[Source code of charts]
........

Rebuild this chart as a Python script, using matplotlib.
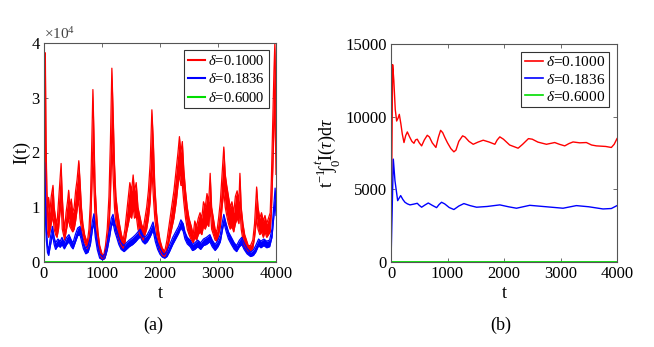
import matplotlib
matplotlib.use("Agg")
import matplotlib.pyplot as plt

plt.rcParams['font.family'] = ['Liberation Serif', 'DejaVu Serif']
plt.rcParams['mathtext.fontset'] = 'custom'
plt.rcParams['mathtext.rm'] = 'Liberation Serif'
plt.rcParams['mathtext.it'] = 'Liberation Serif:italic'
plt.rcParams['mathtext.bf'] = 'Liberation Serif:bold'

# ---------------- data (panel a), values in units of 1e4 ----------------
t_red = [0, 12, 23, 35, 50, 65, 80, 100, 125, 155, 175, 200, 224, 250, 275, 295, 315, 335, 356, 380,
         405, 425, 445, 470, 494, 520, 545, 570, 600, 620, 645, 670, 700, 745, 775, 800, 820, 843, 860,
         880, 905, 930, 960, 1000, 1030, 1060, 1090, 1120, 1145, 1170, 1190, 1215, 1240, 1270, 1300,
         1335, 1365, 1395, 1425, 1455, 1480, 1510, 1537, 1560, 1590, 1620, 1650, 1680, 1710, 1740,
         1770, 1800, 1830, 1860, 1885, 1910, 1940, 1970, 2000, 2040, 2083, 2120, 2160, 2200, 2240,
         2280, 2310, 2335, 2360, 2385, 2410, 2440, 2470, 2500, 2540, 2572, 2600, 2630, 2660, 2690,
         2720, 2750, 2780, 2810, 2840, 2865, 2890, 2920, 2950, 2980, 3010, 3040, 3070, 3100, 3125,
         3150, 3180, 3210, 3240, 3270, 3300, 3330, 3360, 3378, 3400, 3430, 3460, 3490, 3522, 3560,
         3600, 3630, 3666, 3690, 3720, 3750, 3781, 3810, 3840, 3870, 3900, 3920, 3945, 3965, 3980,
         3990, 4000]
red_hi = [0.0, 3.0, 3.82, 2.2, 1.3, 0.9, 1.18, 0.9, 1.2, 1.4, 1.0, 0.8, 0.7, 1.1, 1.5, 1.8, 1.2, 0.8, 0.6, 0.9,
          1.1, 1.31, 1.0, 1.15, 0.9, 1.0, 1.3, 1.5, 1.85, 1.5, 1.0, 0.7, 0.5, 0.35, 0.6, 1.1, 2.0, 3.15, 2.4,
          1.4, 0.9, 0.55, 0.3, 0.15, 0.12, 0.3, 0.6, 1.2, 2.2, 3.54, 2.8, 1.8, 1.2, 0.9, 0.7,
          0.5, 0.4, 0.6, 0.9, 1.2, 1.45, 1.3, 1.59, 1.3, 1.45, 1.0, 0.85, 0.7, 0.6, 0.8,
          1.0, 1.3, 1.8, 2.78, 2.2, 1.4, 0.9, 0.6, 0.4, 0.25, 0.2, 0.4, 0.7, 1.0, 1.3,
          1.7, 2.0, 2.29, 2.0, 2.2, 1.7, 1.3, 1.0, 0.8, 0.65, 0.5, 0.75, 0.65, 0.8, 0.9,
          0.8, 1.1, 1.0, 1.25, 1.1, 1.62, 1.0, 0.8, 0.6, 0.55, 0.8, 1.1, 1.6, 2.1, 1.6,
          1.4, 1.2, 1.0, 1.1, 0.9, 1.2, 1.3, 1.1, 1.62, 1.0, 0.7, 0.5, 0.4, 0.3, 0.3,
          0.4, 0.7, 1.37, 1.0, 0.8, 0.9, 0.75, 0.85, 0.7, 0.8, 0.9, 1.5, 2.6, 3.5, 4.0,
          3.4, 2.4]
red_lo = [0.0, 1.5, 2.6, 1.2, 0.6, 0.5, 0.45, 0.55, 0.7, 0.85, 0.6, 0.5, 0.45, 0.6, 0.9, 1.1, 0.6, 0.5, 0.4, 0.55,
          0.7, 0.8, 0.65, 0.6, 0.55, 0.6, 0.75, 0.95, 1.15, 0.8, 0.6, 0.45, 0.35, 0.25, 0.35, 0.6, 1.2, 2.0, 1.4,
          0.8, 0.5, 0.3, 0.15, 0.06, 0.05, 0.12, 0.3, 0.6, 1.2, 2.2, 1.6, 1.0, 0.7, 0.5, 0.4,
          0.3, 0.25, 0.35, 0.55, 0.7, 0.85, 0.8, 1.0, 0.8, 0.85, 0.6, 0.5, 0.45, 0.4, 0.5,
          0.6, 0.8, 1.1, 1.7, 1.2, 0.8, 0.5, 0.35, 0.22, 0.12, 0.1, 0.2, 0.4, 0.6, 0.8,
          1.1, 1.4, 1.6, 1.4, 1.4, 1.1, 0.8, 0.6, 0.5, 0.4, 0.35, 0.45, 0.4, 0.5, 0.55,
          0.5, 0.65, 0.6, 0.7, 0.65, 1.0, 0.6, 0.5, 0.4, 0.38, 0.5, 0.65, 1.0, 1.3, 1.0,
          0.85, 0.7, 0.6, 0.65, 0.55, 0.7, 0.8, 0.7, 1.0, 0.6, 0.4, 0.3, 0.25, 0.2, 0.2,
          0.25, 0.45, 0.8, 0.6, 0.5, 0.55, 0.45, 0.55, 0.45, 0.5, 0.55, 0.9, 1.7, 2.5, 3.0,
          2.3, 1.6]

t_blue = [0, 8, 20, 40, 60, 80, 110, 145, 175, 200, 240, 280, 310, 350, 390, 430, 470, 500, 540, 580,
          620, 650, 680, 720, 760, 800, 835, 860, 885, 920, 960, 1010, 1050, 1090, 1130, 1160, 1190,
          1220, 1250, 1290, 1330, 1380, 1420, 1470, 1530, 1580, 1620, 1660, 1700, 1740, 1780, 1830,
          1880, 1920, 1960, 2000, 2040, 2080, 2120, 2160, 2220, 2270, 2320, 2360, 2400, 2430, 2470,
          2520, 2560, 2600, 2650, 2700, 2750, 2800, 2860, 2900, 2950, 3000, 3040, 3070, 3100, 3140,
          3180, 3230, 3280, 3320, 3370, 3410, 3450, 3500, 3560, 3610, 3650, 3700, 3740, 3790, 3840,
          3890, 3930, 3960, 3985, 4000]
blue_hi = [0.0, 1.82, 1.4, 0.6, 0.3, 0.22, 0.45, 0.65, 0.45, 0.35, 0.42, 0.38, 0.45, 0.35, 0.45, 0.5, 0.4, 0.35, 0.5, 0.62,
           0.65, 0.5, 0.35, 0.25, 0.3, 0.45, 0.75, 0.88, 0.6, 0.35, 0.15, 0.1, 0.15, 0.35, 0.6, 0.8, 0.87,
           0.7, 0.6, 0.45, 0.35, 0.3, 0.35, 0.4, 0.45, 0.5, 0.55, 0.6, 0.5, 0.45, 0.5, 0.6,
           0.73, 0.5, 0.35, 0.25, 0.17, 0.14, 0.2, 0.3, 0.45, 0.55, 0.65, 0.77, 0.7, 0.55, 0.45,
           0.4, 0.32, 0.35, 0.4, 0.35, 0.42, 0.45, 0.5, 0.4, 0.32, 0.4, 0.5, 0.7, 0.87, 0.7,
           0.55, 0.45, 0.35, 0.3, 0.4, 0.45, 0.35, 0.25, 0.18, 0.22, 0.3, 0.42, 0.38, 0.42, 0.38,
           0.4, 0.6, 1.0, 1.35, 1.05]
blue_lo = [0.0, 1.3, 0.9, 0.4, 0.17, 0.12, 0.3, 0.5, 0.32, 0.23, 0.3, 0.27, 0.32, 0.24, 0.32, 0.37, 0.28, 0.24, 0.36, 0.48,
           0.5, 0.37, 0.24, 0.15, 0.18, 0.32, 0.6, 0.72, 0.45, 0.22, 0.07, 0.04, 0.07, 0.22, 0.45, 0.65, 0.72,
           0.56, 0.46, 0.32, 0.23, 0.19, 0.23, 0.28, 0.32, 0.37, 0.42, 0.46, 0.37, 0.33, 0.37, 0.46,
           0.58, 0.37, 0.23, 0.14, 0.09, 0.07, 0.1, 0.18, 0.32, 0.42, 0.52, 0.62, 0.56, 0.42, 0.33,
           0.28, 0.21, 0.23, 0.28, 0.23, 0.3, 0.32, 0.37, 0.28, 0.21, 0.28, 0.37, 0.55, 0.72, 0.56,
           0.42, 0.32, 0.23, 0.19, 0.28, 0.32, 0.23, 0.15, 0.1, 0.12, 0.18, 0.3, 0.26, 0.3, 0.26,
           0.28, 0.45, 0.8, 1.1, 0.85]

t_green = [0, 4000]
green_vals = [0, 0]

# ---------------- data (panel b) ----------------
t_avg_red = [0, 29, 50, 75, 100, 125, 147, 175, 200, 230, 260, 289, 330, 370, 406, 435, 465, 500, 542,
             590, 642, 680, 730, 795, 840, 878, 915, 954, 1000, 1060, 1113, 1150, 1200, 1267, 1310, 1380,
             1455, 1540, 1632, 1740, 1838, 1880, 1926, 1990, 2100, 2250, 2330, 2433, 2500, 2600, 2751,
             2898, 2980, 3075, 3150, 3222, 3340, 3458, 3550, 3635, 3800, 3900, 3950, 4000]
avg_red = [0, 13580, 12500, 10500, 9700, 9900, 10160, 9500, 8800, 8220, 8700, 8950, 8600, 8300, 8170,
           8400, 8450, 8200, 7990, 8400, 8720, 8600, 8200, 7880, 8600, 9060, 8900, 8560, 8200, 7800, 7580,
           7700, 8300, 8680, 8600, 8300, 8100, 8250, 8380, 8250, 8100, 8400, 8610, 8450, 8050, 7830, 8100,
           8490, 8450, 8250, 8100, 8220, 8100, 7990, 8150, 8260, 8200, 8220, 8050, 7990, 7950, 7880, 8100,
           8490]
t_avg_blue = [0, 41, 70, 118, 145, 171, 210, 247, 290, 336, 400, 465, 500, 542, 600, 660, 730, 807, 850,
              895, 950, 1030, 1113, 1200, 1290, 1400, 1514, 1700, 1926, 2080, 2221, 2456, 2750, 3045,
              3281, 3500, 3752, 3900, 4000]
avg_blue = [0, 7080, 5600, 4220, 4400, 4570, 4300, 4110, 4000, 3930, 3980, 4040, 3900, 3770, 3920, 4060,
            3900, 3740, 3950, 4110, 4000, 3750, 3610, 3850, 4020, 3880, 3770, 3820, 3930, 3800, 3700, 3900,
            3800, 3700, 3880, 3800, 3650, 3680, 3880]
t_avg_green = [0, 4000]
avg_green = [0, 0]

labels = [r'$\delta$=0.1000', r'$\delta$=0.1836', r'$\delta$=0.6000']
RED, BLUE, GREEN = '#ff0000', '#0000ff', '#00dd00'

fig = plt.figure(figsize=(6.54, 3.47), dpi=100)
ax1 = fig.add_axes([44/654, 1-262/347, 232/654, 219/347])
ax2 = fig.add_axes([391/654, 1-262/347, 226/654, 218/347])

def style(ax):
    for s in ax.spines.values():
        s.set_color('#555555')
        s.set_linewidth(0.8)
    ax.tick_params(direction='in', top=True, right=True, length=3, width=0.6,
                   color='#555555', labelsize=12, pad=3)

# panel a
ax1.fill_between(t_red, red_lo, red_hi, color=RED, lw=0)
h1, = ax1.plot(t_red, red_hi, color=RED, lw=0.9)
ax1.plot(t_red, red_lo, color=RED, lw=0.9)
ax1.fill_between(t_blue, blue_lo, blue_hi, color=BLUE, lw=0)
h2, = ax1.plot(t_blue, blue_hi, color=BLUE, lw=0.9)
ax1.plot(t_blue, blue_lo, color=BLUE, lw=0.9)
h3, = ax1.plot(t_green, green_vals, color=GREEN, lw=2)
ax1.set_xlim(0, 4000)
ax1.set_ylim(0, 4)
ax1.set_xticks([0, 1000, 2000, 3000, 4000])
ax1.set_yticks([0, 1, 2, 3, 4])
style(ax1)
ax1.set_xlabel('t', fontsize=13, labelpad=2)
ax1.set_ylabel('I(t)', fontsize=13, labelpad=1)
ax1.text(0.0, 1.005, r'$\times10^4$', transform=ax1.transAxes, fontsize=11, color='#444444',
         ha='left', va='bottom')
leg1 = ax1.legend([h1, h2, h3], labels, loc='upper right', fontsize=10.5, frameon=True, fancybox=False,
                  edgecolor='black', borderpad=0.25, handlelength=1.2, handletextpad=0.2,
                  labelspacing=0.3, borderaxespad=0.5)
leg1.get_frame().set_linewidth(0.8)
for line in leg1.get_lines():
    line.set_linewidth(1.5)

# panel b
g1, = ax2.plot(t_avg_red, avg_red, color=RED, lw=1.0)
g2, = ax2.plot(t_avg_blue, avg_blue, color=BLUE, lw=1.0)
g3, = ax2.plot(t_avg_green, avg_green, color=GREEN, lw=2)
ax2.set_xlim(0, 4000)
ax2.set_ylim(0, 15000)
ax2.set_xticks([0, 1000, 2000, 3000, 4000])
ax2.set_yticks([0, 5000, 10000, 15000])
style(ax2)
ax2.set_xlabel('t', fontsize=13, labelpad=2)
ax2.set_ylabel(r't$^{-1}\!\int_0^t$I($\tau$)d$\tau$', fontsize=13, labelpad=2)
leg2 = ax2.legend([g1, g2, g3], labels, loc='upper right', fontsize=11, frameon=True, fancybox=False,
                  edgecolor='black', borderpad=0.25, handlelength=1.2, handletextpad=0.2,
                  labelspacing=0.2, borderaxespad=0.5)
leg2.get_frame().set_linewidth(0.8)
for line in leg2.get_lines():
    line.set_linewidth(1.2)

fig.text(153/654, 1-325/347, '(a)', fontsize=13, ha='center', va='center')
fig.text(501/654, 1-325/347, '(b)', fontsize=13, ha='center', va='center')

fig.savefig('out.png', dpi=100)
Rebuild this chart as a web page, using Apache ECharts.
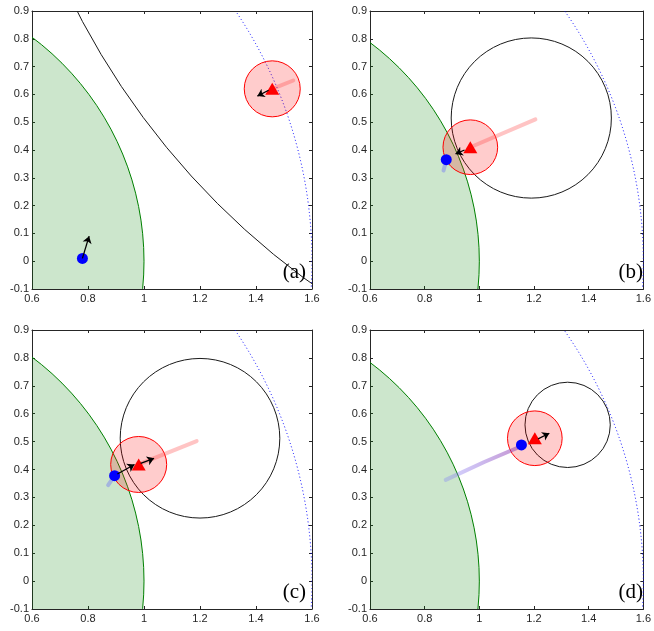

........

**Given problem**
Scan the material above. Extract every line in which the word "this" occurs.

**Task result**
Rebuild this chart as a Python script, using matplotlib.
Rebuild this chart as a web page, using Apache ECharts.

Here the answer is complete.